Paul Bickford/NNSL photo Two Ecole Boreale students – Mia McKenzie-Steinwand, left, and Gavyn Lamoureux – participate in an exercise during a table tennis clinic last week at Diamond Jenness Secondary School.

Paul Bickford/NNSL photo
Two Ecole Boreale students – Mia McKenzie-Steinwand, left, and Gavyn Lamoureux – participate in an exercise during a table tennis clinic last week at Diamond Jenness Secondary School.

Some students in Hay River learned how to practise and play table tennis to music last week.

The unique way to learn the sport was brought to Hay River by Steve Rowe of England.

“The reason I’m here is I’m the founder of the worldwide fitness program called Aerobic Table Tennis,” he said. “Aerobic Table Tennis is table tennis movement to music and it’s a new way to try and get kids especially introduced to the real game of table tennis.”

Rowe instructed clinics for various classes on Jan. 9 and 10 at Diamond Jenness Secondary School.

The instruction involved matching table tennis movements to music.

“So basically in table tennis we would do sidestepping movements,” Rowe explained. “However, in Aerobic Table Tennis they do this to the beat of the music to create good rhythm and good timing.

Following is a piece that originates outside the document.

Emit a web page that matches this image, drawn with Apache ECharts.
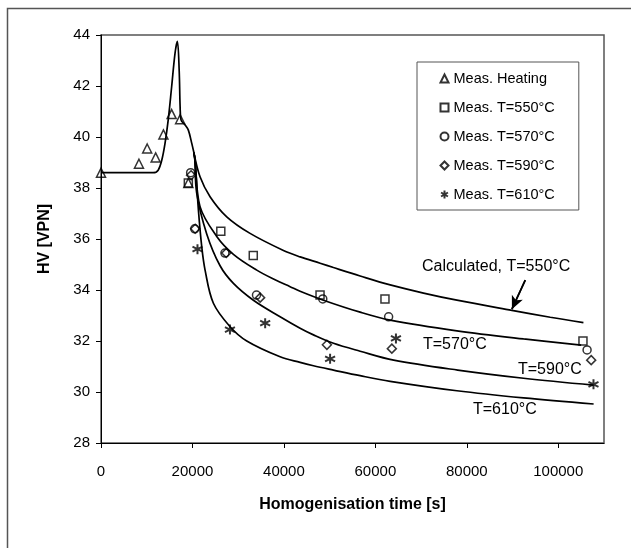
<!DOCTYPE html>
<html><head><meta charset="utf-8">
<script src="https://cdn.jsdelivr.net/npm/echarts@6/dist/echarts.min.js"></script>
<style>html,body{margin:0;padding:0;background:#fff}#c{width:631px;height:548px}</style>
</head><body><div id="c"></div>
<script>
// ---- data ----
var xTicks = [0, 20000, 40000, 60000, 80000, 100000];
var yTicks = [28, 30, 32, 34, 36, 38, 40, 42, 44];

var measHeating = [[0,38.6],[8300,38.95],[10100,39.55],[11950,39.2],[13650,40.1],[15450,40.9],[17300,40.7],[19100,38.2]];
var meas550 = [[19100,38.2],[26200,36.3],[33300,35.35],[47900,33.8],[62100,33.65],[105400,32.0]];
var meas570 = [[19600,38.6],[20500,36.4],[27100,35.45],[34000,33.8],[48500,33.65],[62900,32.95],[106300,31.65]];
var meas590 = [[19700,38.5],[20600,36.4],[27400,35.45],[34800,33.7],[49400,31.85],[63600,31.7],[107200,31.25]];
var meas610 = [[21100,35.6],[28200,32.45],[35900,32.7],[50100,31.3],[64500,32.1],[107700,30.3]];

var calcHeating = [[0,38.6],[11400,38.6],[12500,38.7],[13300,39.1],[14000,39.75],[14700,40.67],[15450,41.97],[16200,43.3],[16700,43.75],[17100,42.6],[17300,41.2],[17500,40.67],[18400,40.47],[19100,40.27],[19850,39.75],[20300,39.4]];
var calc550 = [[20300,39.4],[21660,38.44],[23850,37.66],[27500,36.87],[32600,36.22],[39900,35.55],[43540,35.3],[47920,35.05],[50840,34.88],[56670,34.55],[63240,34.2],[70530,33.88],[77830,33.6],[89860,33.2],[98250,32.93],[105500,32.72]];
var calc570 = [[20300,39.4],[20570,39.1],[21660,37.27],[25310,36.1],[28960,35.4],[34060,34.78],[38070,34.4],[41360,34.13],[43540,33.95],[48640,33.6],[56670,33.13],[63240,32.82],[77830,32.4],[92410,32.08],[105000,31.84]];
var calc590 = [[20300,39.4],[20500,39.15],[20930,37.8],[23120,36.2],[26040,34.95],[28960,34.26],[33330,33.6],[39170,32.95],[43540,32.5],[46460,32.24],[50840,31.91],[56670,31.6],[64000,31.25],[78000,30.86],[92410,30.54],[107730,30.27]];
var calc610 = [[20300,39.4],[20600,39.0],[21300,37.14],[22030,35.7],[22760,34.78],[24580,33.48],[28230,32.56],[31880,32.0],[39170,31.38],[43540,31.16],[46460,31.03],[50840,30.86],[56670,30.64],[63240,30.42],[77830,30.05],[92410,29.77],[107730,29.53]];

var arrowLine = [[92780,34.39],[89860,33.25]];

var legendNames = ['Meas. Heating','Meas. T=550°C','Meas. T=570°C','Meas. T=590°C','Meas. T=610°C'];
var curveLabels = ['Calculated, T=550°C','T=570°C','T=590°C','T=610°C'];

// ---- chart ----
var FONT = 'Liberation Sans, Arial, sans-serif';
var chart = echarts.init(document.getElementById('c'), null, {renderer:'canvas'});

function curve(d){
  return {type:'line', data:d, showSymbol:false, smooth:0.35,
    lineStyle:{color:'#000', width:1.7}, silent:true, z:2};
}
function meas(name, d, sym, size, bw){
  return {type:'scatter', name:name, data:d, symbol:sym, symbolSize:size,
    itemStyle:{color:'none', borderColor:'#000', borderWidth:bw||1.5}, z:5};
}
var starPath = 'path://M5,0L5,10M0.7,2.5L9.3,7.5M0.7,7.5L9.3,2.5';

var option = {
  animation:false,
  backgroundColor:'#fff',
  grid:{left:101, top:35, right:27, bottom:105, show:true, borderColor:'#555', borderWidth:1.5},
  xAxis:{type:'value', min:0, max:110000, interval:20000,
    name:'Homogenisation time [s]', nameLocation:'middle', nameGap:54,
    nameTextStyle:{fontFamily:FONT, fontSize:16, fontWeight:'bold', color:'#000'},
    axisLine:{lineStyle:{color:'#000', width:1}},
    axisTick:{length:5, lineStyle:{color:'#000'}},
    axisLabel:{fontFamily:FONT, fontSize:15, color:'#000', margin:21, showMaxLabel:false,
      formatter:function(v){return xTicks.indexOf(v)>=0? String(v):'';}},
    splitLine:{show:false}},
  yAxis:{type:'value', min:28, max:44, interval:2,
    name:'HV [VPN]', nameLocation:'middle', nameGap:48, nameRotate:90,
    nameTextStyle:{fontFamily:FONT, fontSize:16, fontWeight:'bold', color:'#000'},
    axisLine:{show:true, lineStyle:{color:'#000', width:1}},
    axisTick:{show:true, length:5, lineStyle:{color:'#000'}},
    axisLabel:{fontFamily:FONT, fontSize:15, color:'#000', margin:11,
      formatter:function(v){return yTicks.indexOf(v)>=0? String(v):'';}},
    splitLine:{show:false}},
  legend:{data:legendNames, orient:'vertical', left:417, top:62,
    itemWidth:8, itemHeight:8, itemGap:14,
    padding:[9,24,8,21], borderColor:'#555', borderWidth:1, backgroundColor:'#fff',
    textStyle:{fontFamily:FONT, fontSize:14.5, color:'#000'}, selectedMode:false},
  graphic:[
    {type:'rect', shape:{x:7.5, y:8.5, width:700, height:700}, style:{fill:'none', stroke:'#555', lineWidth:1.5}, z:-1, silent:true},
    {type:'text', left:422, top:259, style:{text:curveLabels[0], font:'16px '+FONT, fill:'#000'}},
    {type:'text', left:423, top:337, style:{text:curveLabels[1], font:'16px '+FONT, fill:'#000'}},
    {type:'text', left:518, top:362, style:{text:curveLabels[2], font:'16px '+FONT, fill:'#000'}},
    {type:'text', left:473, top:402, style:{text:curveLabels[3], font:'16px '+FONT, fill:'#000'}}
  ],
  series:[
    curve(calcHeating), curve(calc550), curve(calc570), curve(calc590), curve(calc610),
    {type:'line', data:arrowLine, showSymbol:false, lineStyle:{color:'#000', width:1.6}, silent:true,
      markLine:{silent:true, symbol:['none','arrow'], symbolSize:[9,13], lineStyle:{color:'#000', width:1.6, type:'solid'}, label:{show:false},
        data:[[{coord:arrowLine[0]},{coord:arrowLine[1]}]]}},
    meas(legendNames[0], measHeating, 'triangle', 9),
    meas(legendNames[1], meas550, 'rect', 8),
    meas(legendNames[2], meas570, 'circle', 8),
    meas(legendNames[3], meas590, 'diamond', 9),
    meas(legendNames[4], meas610, starPath, 10, 2)
  ]
};
chart.setOption(option);
</script></body></html>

Also, with table tennis strokes as you would play table tennis, the forehand and backhand they will play those to the beat of the music to create good rhythm and good timing.”

That practice helps players once they get to the tables and start playing real games.

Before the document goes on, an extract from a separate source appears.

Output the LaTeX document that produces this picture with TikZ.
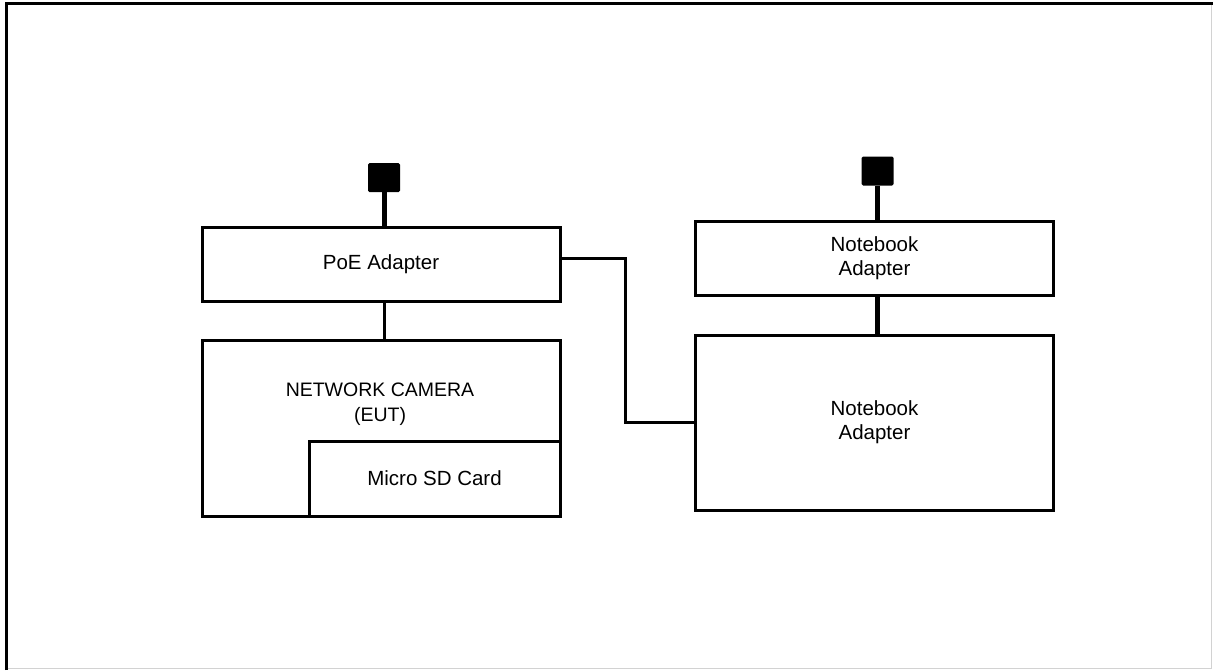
\documentclass[tikz,border=0pt]{standalone}
\usepackage{fontspec}
\setmainfont{Liberation Sans}
\usetikzlibrary{positioning}

\begin{document}
\begin{tikzpicture}[x=1pt,y=-1pt,node distance=36pt,line join=miter]
  \tikzstyle{box}=[draw,rectangle,line width=3pt,minimum width=358pt,
                   align=center,inner sep=0pt,font=\fontsize{20.5}{24}\selectfont]
  \tikzstyle{plug}=[fill=black,rectangle,rounded corners=1.5pt,
                    minimum width=32pt,minimum height=29pt,inner sep=0pt]
  \tikzstyle{cord}=[line width=5pt]
  \tikzstyle{wire}=[line width=3pt]

  \useasboundingbox (0,0) rectangle (1213,670);
  \draw[gray!35,line width=1pt] (1211.5,3) -- (1211.5,668) -- (6,668);
  \draw[line width=3pt] (6.5,670) -- (6.5,3.5) -- (1213,3.5);

  \node[box,minimum height=74pt]                 (poe) at (381,264) {PoE Adapter};
  \node[box,minimum height=176pt,below=36pt of poe] (cam) {};
  \node[box,minimum width=251pt,minimum height=75pt,anchor=south east]
                                                 (sd)  at (cam.south east) {Micro SD Card};
  \node[font=\fontsize{19.5}{25}\selectfont,align=center]
                                                 (camtext) at (380,404) {NETWORK CAMERA\\(EUT)};
  \node[plug]                                    (plugL) at (384,177.5) {};

  \node[box,minimum height=74pt]                 (nb1) at (874.5,258) {Notebook\\Adapter};
  \node[box,minimum height=175pt,below=37pt of nb1] (nb2) {Notebook\\Adapter};
  \node[plug]                                    (plugR) at (877.5,171) {};

  \draw[cord] (plugL) -- (plugL |- poe.north);
  \draw[wire] (poe.south -| plugL) -- (cam.north -| plugL);
  \draw[cord] (plugR) -- (plugR |- nb1.north);
  \draw[cord] (nb1.south -| plugR) -- (nb2.north -| plugR);
  \draw[wire] ([yshift=6pt]poe.east) -- ++(64,0) |- (nb2.west);
\end{tikzpicture}
\end{document}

Rowe said a certain type of music is best for Aerobic Table Tennis.

“You need the music that has to have a constant beat,” he explained. “It can’t be like nice gentle music or trumpets playing. It needs to be a constant beat with the drum playing.”

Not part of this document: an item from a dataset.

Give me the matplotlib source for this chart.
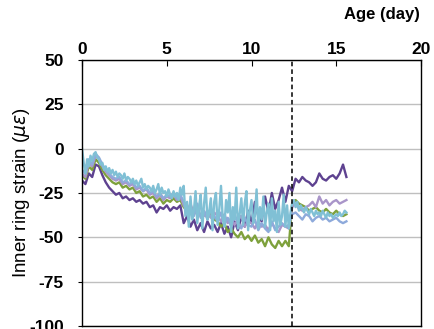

Rowe uses all kinds of music, including pop, rap and rock.

“As long as it’s got a constant beat,” he said.

Rowe has brought Aerobic Table Tennis to other communities in the NWT, and has been in Hay River once before in April of last year at Ecole Boreale and at Chief Sunrise Education Centre on the Hay River Reserve.

“The reaction I get is the same wherever I go. It doesn’t matter,” said Rowe. “Anywhere in the world the reaction is always absolutely fantastic.”

In the early afternoon of Jan. 10, a group of students from Ecole Boreale were at the Diamond Jenness gym for Aerobic Table Tennis.

“I thought it was actually pretty cool,” said Shayla Moore, a Grade 7 student from Ecole Boreale, who noted she also participated in April.

“It is a lot of exercise, but it’s actually about teamwork,” she said.

Declan Munro, another Grade 7 student from Ecole Boreale, was enjoying the table tennis clinic for the first time.

“It was fun and you actually got exercise, but you’re having fun while doing it,” he said. “So it didn’t actually seem like work. And also I got to improve on my ping-pong skills and I learned a few things about ping-pong.”

Rowe started Aerobic Table Tennis in 2011, and he noted there are now many instructors all over the world delivering sessions in schools.

His visits to the NWT have been the result of being contacted by Fort Providence’s Thorsten Gohl, the executive director for Table Tennis North.

Gohl was in Hay River last week for the clinics as a way to promote the sport.

“Get it out there,” he said. “Get people excited about the sport of table tennis.”

Gohl noted table tennis is part of the 2018 Arctic Winter Games, with the competition set to take place in Fort Smith.

After Hay River, Rowe and Gohl were to head to Fort Resolution.

Last week’s visits to the two South Slave communities were sponsored by the Department of Municipal and Community Affairs (MACA).

Fort Smith’s Peter Daniels, the regional sport and recreation co-ordinator for the South Slave with MACA, was impressed by the enthusiasm he saw from the students for table tennis.

“They love it,” he said. “They’re really engaged.”

Daniels noted it was MACA’s first youth tour of the South Slave involving Table Tennis North, and he would like to return to other communities like Fort Smith and the Hay River Reserve.